Best Practices for Airtable Automation Success
Design Principles
- Start with Data Structure: Invest time in proper base design before building automations.
- Keep It Simple: Begin with simple automations and add complexity gradually.
- Plan for Growth: Design your base and automations with future expansion in mind.
- Document Everything: Maintain clear documentation of your automations, including their purpose and triggers.
Common Pitfalls to Avoid
- Over-Automation: Don’t automate everything. Focus on high-impact, repetitive tasks.
- Ignoring User Experience: Ensure your automations improve rather than complicate team workflows.
- Neglecting Maintenance: Automations require ongoing maintenance as business processes evolve.
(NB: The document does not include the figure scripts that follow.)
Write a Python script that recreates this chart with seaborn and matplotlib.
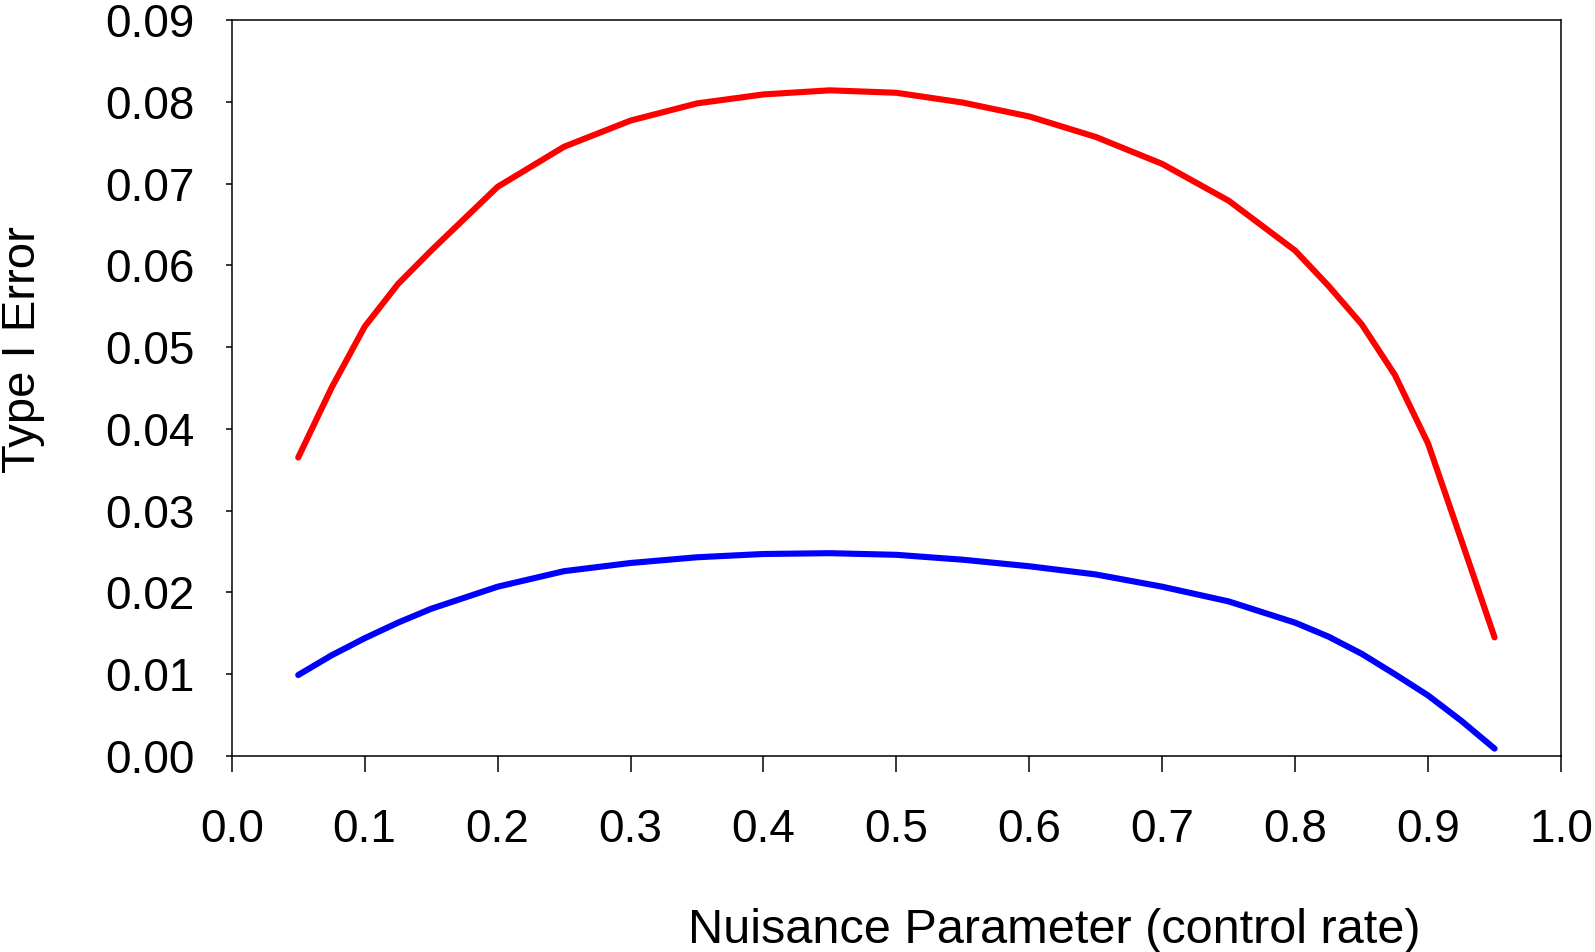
import numpy as np
import pandas as pd
import matplotlib
matplotlib.use("Agg")
import matplotlib.pyplot as plt
import seaborn as sns
from matplotlib.ticker import FormatStrFormatter, MultipleLocator

# Data
control_rate = [0.05, 0.075, 0.10, 0.125, 0.15, 0.20, 0.25, 0.30, 0.35, 0.40, 0.45,
                0.50, 0.55, 0.60, 0.65, 0.70, 0.75, 0.80, 0.825, 0.85, 0.875,
                0.90, 0.925, 0.95]
red_error = [0.0365, 0.0450, 0.0525, 0.0577, 0.0618, 0.0696, 0.0745, 0.0777, 0.0798,
             0.0809, 0.0814, 0.0811, 0.0799, 0.0782, 0.0757, 0.0724, 0.0679, 0.0618,
             0.0575, 0.0528, 0.0466, 0.0382, 0.0264, 0.0145]
blue_error = [0.0099, 0.0123, 0.0144, 0.0163, 0.0180, 0.0207, 0.0226, 0.0236, 0.0243,
              0.0247, 0.0248, 0.0246, 0.0240, 0.0232, 0.0222, 0.0207, 0.0189, 0.0163,
              0.0146, 0.0125, 0.0100, 0.0074, 0.0043, 0.0009]
series_names = ["Red", "Blue"]
series_colors = ["#FF0000", "#0000FF"]

df = pd.DataFrame({
    "x": control_rate * 2,
    "y": red_error + blue_error,
    "series": [series_names[0]] * len(control_rate) + [series_names[1]] * len(control_rate),
})

sns.set_style("white")
plt.rcParams["font.family"] = ["Liberation Sans", "DejaVu Sans"]
plt.rcParams["text.color"] = "black"
plt.rcParams["axes.labelcolor"] = "black"

fig = plt.figure(figsize=(15.95, 9.52), dpi=100)
ax = fig.add_axes([0.1453, 0.2059, 0.9787 - 0.1453, 0.979 - 0.2059])

sns.lineplot(data=df, x="x", y="y", hue="series", palette=series_colors,
             linewidth=4.4, legend=False, ax=ax, sort=False, estimator=None)

ax.set_xlim(0, 1.0)
ax.set_ylim(0, 0.09)
ax.xaxis.set_major_locator(MultipleLocator(0.1))
ax.yaxis.set_major_locator(MultipleLocator(0.01))
ax.xaxis.set_major_formatter(FormatStrFormatter("%.1f"))
ax.yaxis.set_major_formatter(FormatStrFormatter("%.2f"))

for s in ax.spines.values():
    s.set_visible(True)
    s.set_color("black")
    s.set_linewidth(1.1)

ax.tick_params(axis="x", direction="out", length=11.5, width=1.1, pad=26,
               labelsize=33, colors="black", bottom=True, top=False)
ax.tick_params(axis="y", direction="out", length=4.5, width=1.1, pad=22,
               labelsize=33, colors="black", left=True, right=False)

ax.set_xlabel("Nuisance Parameter (control rate)", fontsize=35, color="black")
ax.set_ylabel("Type I Error", fontsize=34, color="black")
ax.xaxis.set_label_coords(0.619, -0.2065)
ax.yaxis.set_label_coords(-0.1404, 0.5516)

fig.savefig("out.png", dpi=100)
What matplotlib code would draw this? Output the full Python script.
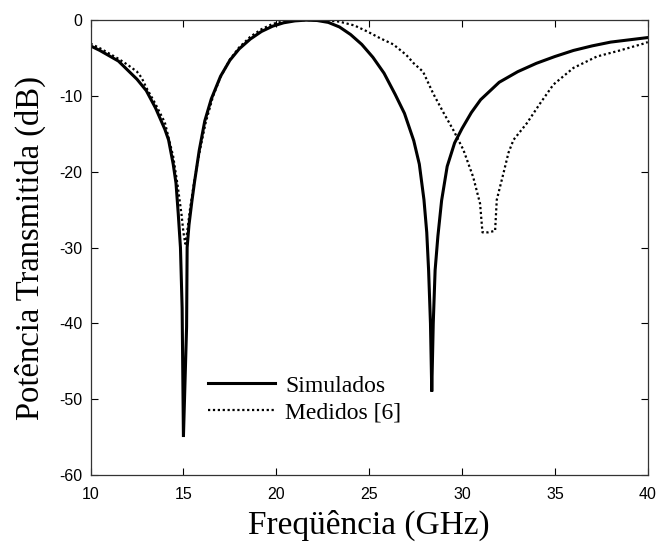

- Poor Error Handling: Build automations that fail gracefully and provide clear error messages.
Building Your Automation Foundation
Airtable automations represent a unique opportunity to combine the power of relational databases with intelligent workflow automation. The key to success is using it where it provides the most value: for data-centric workflows, team collaboration, and visual process management.
The best automation feels invisible to users while providing tangible benefits. By focusing on solving real problems and maintaining data quality, you can build automation workflows that truly transform your business operations.